A few months ago, on another forum, some confusion abounded about an e-letter fram Karl Keating. I have been informed that the e-letter forum is for current, not old, letters. Myt friend asked me then to post this for him

Dear Karl,
I was wondering if you could clarify something you wrote in your Feb. 10th eletter concerning Original Sin. In it you said:
Adam and Eve committed the original sin–called “original” because it occurred at the origin of the human race. They incurred guilt for that sin. Their offspring–including us–did not. What we have been saddled with is not the guilt of their sin but the consequences of their sin. They forfeited the preternatural gifts God had given them, and that forfeiture has extended through all the generations. But the guilt of that first sin was theirs alone.
Now, I believe that the guilt of Adam has been passed down to all of Humanity (i.e. it is hereditary). That is the essence of Original Sin, since Adam stood as a real, not figurative, representative of the human race. Another way to look at it is the fact that the Church has always taught that those who die in Original Sin alone, without committing any personal sins, are excluded from Heaven. This punishment could not be applied to a person without there being some kind of guilt. Any further thoughts on the matter would be appreciated.
In JMJ,
Matt

I would like to add that I thought Keating was referring to the actual sin of Original Sin, but nonetheless there is confusion about what he said.

Instead of idle speculation on our parts, we thought it would be best to ask Keating himself

God Bless
 
:twocents: “This punishment could not be applied to a person without there being some kind of guilt.” Not punishment,. consciences. A mother on drugs will pass on the addiction to her newborn baby. . The child is guilty of nothing but the consciences of the mothers sin are passed on. So too with Original sin. "What we have been saddled with is not the guilt of their sin but the consequences of their sin. ".
 
Shellac has an excellent observation.
In regards to exclusion from heaven I thought the Church taught that if we had the intent to baptize (such as in the case of an infant) then that person was generally thought to have been saved.
 
Shellac said:
:twocents: “This punishment could not be applied to a person without there being some kind of guilt.” Not punishment,. consciences. A mother on drugs will pass on the addiction to her newborn baby. . The child is guilty of nothing but the consciences of the mothers sin are passed on. So too with Original sin. "What we have been saddled with is not the guilt of their sin but the consequences of their sin. ".
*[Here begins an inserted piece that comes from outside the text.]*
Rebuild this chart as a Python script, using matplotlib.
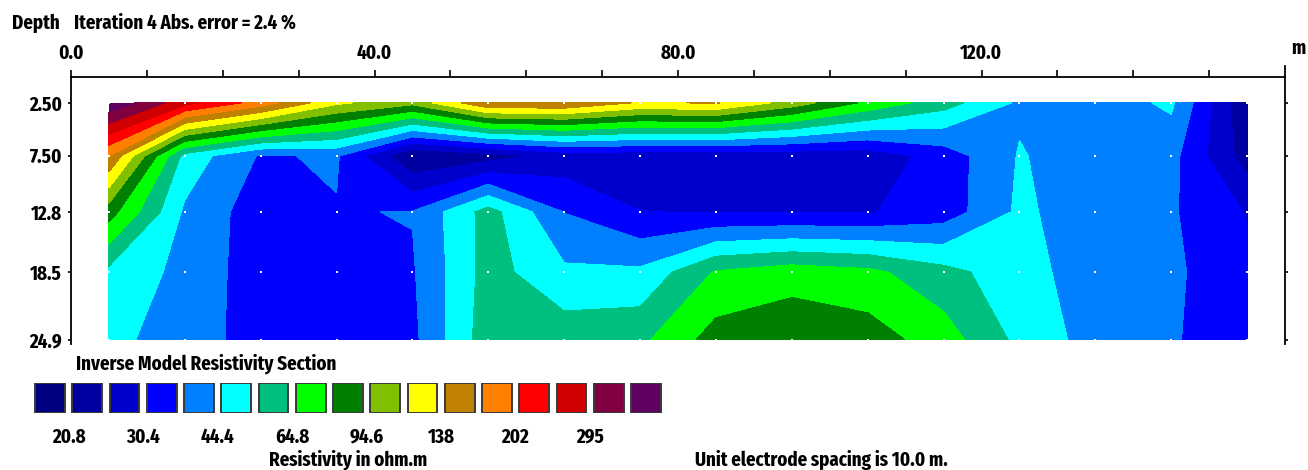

Except that it is Church doctrine that we inherit the guilt of Adam’s sin. We did not simply lose the preternatural gifts with which Adam and Eve were endowed, we also inherited Adam’s guilt.
 
Gregory Eric:
In regards to exclusion from heaven I thought the Church taught that if we had the intent to baptize (such as in the case of an infant) then that person was generally thought to have been saved.
Pure speculation.
 
Gregory Eric:
Shellac has an excellent observation.
In regards to exclusion from heaven I thought the Church taught that if we had the intent to baptize (such as in the case of an infant) then that person was generally thought to have been saved.
No, the Church does not teach this.

This issue is controverted. There are two “substitutions” for sacramental baptism, baptismus flaminis et baptismus sanginis

The first is often translated, for lack of a better word, baptism of desire. The other is baptism of blood

Now a brief description of both

baptism of desire- Baptism of desire in the explicit or implicit desire (in voto, relly. votum does nto mean desire but rather vow, so it is something more than a vague desire) for sacramental baptism associate with perfect contrition. It remits Original Sin, bestows Sanctifying grace, etc. It remits venial sin and temporal punishment only according to the intensity of one’s dispositions. It’s efficacy on all accounts isn’t infallible (like the sacrament itself) but works like a sacramental

Infants are not able, of themselves, to have baptism of desire

baptism of blood- Martyrdom. Unlike baptism of desire, this one is quasi ex opere operato (like the sacraments) and it does remit venial and temporal punishments

Now back to the issue of infants. What you are associating with the Church’s teaching is actually the teaching of the Thomist Cajetan. It is called vicarious baptism of desire. The vow, rather than desire, of parents to baptise the babe suffices or else the faith of the Church. It is perfectly fine as an opinion, but that is all it is. It cannot be shown from Revelation.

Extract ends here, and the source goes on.